Code that draws figures
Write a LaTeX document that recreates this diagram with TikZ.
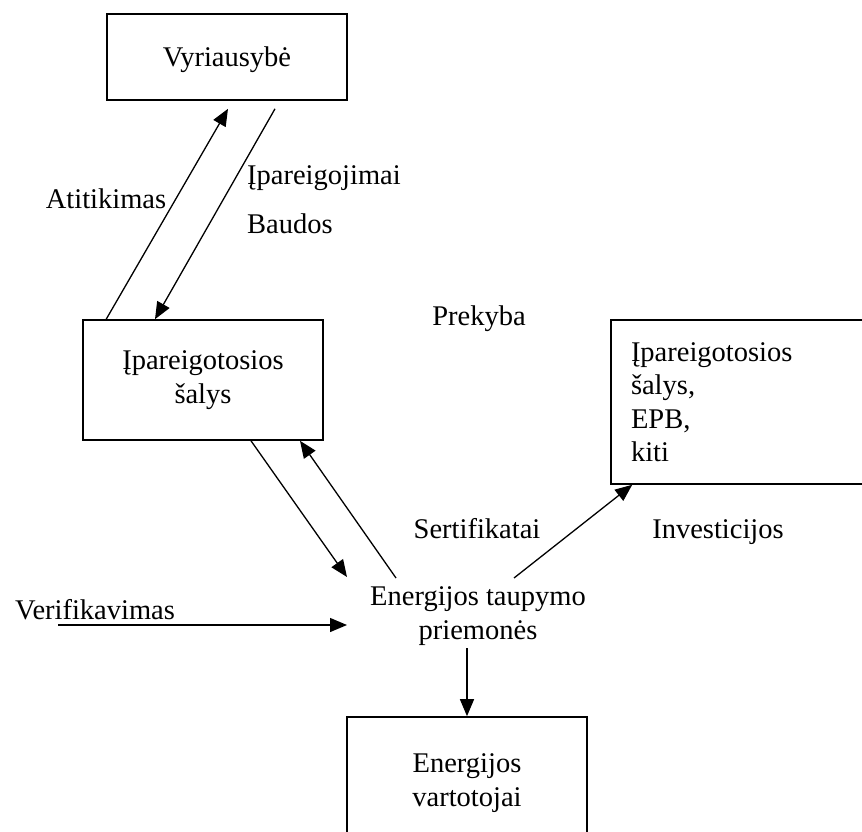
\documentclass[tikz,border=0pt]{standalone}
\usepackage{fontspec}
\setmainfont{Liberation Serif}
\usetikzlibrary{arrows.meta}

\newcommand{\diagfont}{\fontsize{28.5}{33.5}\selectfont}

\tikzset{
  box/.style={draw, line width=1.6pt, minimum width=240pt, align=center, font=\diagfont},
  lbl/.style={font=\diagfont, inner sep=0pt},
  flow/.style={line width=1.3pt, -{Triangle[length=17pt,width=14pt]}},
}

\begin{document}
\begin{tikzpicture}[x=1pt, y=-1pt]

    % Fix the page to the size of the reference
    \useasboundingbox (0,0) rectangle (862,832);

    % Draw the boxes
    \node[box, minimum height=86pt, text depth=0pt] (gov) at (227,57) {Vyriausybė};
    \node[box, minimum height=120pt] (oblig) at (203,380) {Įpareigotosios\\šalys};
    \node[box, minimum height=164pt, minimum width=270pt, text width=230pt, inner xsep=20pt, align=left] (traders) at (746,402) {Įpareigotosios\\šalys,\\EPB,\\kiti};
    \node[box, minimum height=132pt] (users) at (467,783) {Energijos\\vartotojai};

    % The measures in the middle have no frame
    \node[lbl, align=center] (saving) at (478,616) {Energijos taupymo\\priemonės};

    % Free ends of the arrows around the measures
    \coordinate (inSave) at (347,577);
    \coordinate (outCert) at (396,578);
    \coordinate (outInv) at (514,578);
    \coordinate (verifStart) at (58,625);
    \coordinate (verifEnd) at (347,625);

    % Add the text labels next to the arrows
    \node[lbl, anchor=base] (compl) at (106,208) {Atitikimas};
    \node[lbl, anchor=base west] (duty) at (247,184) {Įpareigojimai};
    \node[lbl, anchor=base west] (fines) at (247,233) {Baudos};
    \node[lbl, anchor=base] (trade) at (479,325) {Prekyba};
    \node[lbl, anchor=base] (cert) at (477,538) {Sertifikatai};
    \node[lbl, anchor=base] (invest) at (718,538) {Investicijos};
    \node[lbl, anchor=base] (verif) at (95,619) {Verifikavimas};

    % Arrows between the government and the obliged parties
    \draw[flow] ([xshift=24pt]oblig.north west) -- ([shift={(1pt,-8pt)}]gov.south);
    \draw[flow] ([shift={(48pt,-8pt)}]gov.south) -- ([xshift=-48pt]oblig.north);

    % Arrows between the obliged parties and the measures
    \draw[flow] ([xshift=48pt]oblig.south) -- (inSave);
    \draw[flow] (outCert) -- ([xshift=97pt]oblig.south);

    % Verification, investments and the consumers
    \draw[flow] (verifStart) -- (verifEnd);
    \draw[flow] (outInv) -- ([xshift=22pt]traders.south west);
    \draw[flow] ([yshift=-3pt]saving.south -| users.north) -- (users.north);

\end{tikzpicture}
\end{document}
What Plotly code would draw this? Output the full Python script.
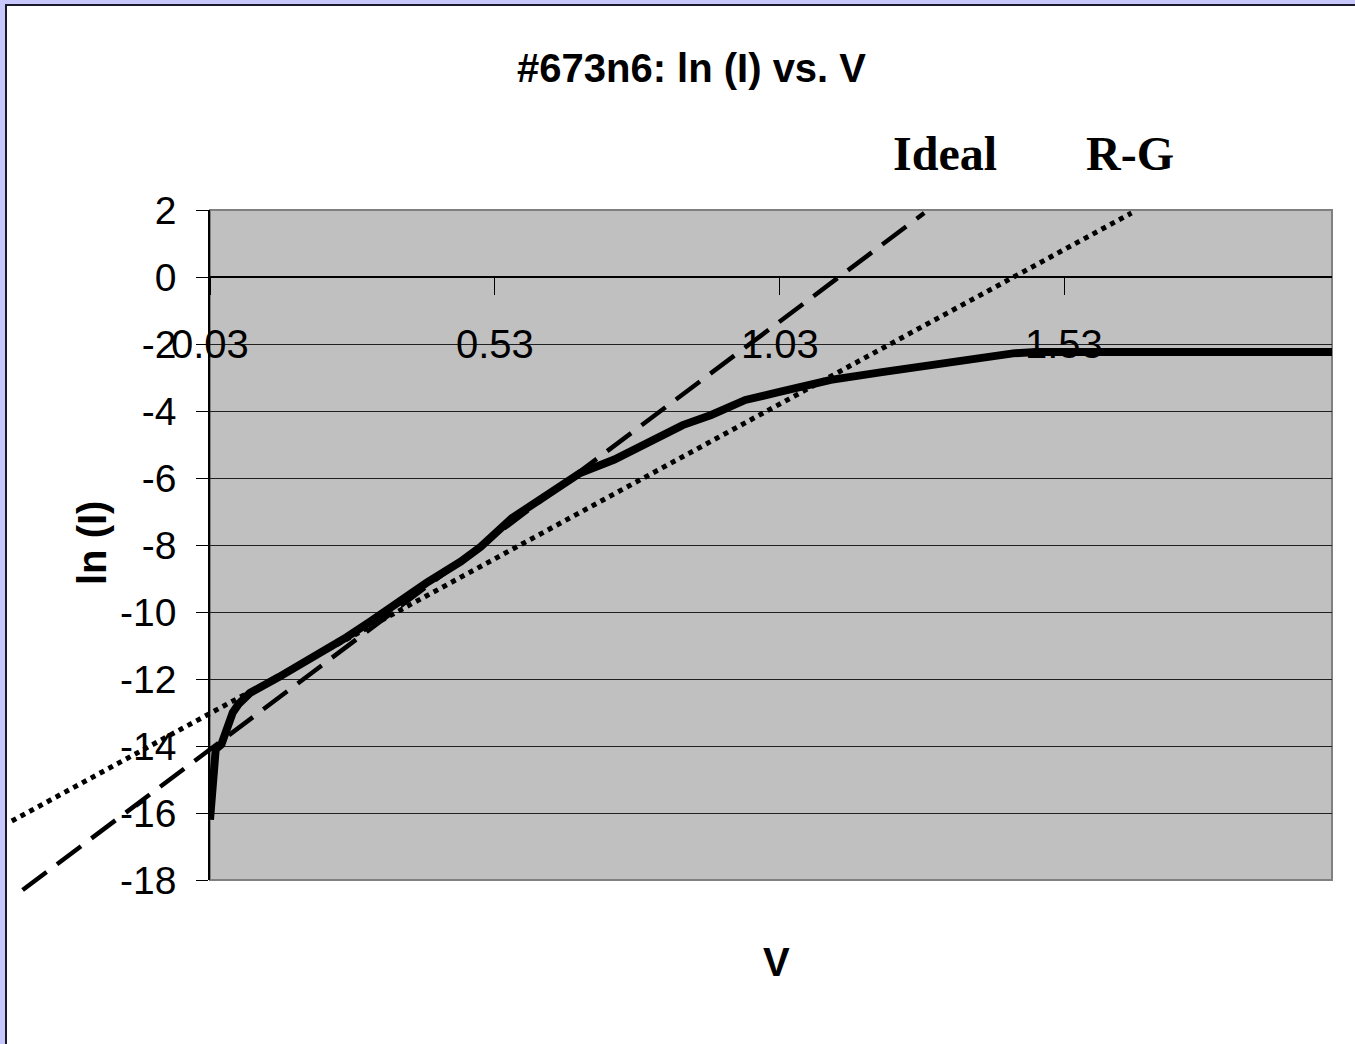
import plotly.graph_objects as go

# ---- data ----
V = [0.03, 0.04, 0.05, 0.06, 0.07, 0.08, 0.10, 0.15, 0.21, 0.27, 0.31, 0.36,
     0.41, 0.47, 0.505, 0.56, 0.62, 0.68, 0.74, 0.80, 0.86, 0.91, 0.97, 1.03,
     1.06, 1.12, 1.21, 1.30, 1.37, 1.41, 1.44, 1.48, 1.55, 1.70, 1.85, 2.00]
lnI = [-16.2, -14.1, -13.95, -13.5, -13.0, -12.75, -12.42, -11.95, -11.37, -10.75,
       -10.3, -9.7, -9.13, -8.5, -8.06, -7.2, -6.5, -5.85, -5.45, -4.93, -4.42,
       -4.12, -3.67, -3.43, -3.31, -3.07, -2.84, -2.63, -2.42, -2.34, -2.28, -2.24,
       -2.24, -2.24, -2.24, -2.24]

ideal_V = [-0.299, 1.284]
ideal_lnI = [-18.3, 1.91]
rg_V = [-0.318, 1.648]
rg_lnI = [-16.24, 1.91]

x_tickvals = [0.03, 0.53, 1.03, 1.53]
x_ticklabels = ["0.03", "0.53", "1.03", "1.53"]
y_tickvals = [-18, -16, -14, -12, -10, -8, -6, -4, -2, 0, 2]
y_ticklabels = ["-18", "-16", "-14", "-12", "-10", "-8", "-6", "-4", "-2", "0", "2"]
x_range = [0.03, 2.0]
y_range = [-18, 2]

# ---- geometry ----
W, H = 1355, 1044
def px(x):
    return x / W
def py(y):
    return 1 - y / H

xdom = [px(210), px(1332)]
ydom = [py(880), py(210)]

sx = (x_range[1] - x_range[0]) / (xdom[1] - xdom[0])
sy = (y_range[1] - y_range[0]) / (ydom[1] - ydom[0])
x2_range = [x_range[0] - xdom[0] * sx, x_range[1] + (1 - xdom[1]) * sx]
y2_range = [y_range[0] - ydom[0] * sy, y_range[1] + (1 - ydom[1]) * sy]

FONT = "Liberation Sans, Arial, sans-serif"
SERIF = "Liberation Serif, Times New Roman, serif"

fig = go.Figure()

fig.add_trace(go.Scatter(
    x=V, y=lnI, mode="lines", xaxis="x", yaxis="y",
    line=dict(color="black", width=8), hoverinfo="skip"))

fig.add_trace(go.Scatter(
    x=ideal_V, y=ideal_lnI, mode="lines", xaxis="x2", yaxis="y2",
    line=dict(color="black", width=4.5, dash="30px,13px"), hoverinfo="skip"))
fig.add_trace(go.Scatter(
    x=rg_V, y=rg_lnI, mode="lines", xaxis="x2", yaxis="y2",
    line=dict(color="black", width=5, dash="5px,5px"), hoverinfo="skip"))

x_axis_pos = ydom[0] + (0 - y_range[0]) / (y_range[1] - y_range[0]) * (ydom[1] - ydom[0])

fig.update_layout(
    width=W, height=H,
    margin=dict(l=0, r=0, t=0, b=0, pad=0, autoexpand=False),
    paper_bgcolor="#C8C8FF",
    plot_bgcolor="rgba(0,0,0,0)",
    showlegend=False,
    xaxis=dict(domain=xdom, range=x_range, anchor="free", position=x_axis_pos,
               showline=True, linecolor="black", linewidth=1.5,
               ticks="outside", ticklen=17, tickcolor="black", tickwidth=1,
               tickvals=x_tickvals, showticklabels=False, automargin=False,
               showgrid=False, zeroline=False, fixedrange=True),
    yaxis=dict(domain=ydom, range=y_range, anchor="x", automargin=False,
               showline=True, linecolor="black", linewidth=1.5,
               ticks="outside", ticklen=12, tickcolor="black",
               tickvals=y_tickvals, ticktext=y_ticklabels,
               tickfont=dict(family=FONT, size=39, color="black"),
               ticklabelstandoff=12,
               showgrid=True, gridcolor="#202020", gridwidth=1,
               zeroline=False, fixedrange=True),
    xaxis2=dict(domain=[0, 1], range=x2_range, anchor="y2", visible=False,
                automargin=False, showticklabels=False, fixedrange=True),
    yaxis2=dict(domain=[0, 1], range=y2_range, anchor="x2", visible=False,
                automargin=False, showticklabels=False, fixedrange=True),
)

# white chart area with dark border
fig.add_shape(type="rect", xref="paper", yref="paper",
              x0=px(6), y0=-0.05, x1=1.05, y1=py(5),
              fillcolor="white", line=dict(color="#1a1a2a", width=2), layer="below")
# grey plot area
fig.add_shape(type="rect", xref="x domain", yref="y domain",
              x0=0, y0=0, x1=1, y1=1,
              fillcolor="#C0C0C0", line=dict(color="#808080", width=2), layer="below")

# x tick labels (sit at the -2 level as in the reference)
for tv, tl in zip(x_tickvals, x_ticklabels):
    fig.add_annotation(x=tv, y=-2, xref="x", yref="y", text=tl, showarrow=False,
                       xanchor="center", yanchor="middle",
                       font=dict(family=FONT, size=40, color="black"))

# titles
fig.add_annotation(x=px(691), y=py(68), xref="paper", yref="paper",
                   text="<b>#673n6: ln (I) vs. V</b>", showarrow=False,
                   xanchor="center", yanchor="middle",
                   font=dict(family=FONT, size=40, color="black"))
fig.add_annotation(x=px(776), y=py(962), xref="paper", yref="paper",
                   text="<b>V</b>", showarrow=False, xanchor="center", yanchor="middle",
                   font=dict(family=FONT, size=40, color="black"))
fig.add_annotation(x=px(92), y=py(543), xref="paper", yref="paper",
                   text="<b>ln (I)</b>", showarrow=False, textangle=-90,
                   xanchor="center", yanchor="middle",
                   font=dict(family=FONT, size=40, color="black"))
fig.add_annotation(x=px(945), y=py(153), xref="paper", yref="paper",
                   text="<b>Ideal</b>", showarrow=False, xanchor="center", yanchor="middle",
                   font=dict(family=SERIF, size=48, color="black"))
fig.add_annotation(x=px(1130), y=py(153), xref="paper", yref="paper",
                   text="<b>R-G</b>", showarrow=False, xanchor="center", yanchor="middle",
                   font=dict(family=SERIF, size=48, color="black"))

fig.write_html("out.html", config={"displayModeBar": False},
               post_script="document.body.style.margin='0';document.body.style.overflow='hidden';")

● Exercise details
Copy nothing but the lines above from the one with "What Plotly code" to the one with "ydom = [py(880), py(210)]", inclusive, word for word. Leave every picture out.

● Solution to the exercise
What Plotly code would draw this? Output the full Python script.
import plotly.graph_objects as go

# ---- data ----
V = [0.03, 0.04, 0.05, 0.06, 0.07, 0.08, 0.10, 0.15, 0.21, 0.27, 0.31, 0.36,
     0.41, 0.47, 0.505, 0.56, 0.62, 0.68, 0.74, 0.80, 0.86, 0.91, 0.97, 1.03,
     1.06, 1.12, 1.21, 1.30, 1.37, 1.41, 1.44, 1.48, 1.55, 1.70, 1.85, 2.00]
lnI = [-16.2, -14.1, -13.95, -13.5, -13.0, -12.75, -12.42, -11.95, -11.37, -10.75,
       -10.3, -9.7, -9.13, -8.5, -8.06, -7.2, -6.5, -5.85, -5.45, -4.93, -4.42,
       -4.12, -3.67, -3.43, -3.31, -3.07, -2.84, -2.63, -2.42, -2.34, -2.28, -2.24,
       -2.24, -2.24, -2.24, -2.24]

ideal_V = [-0.299, 1.284]
ideal_lnI = [-18.3, 1.91]
rg_V = [-0.318, 1.648]
rg_lnI = [-16.24, 1.91]

x_tickvals = [0.03, 0.53, 1.03, 1.53]
x_ticklabels = ["0.03", "0.53", "1.03", "1.53"]
y_tickvals = [-18, -16, -14, -12, -10, -8, -6, -4, -2, 0, 2]
y_ticklabels = ["-18", "-16", "-14", "-12", "-10", "-8", "-6", "-4", "-2", "0", "2"]
x_range = [0.03, 2.0]
y_range = [-18, 2]

# ---- geometry ----
W, H = 1355, 1044
def px(x):
    return x / W
def py(y):
    return 1 - y / H

xdom = [px(210), px(1332)]
ydom = [py(880), py(210)]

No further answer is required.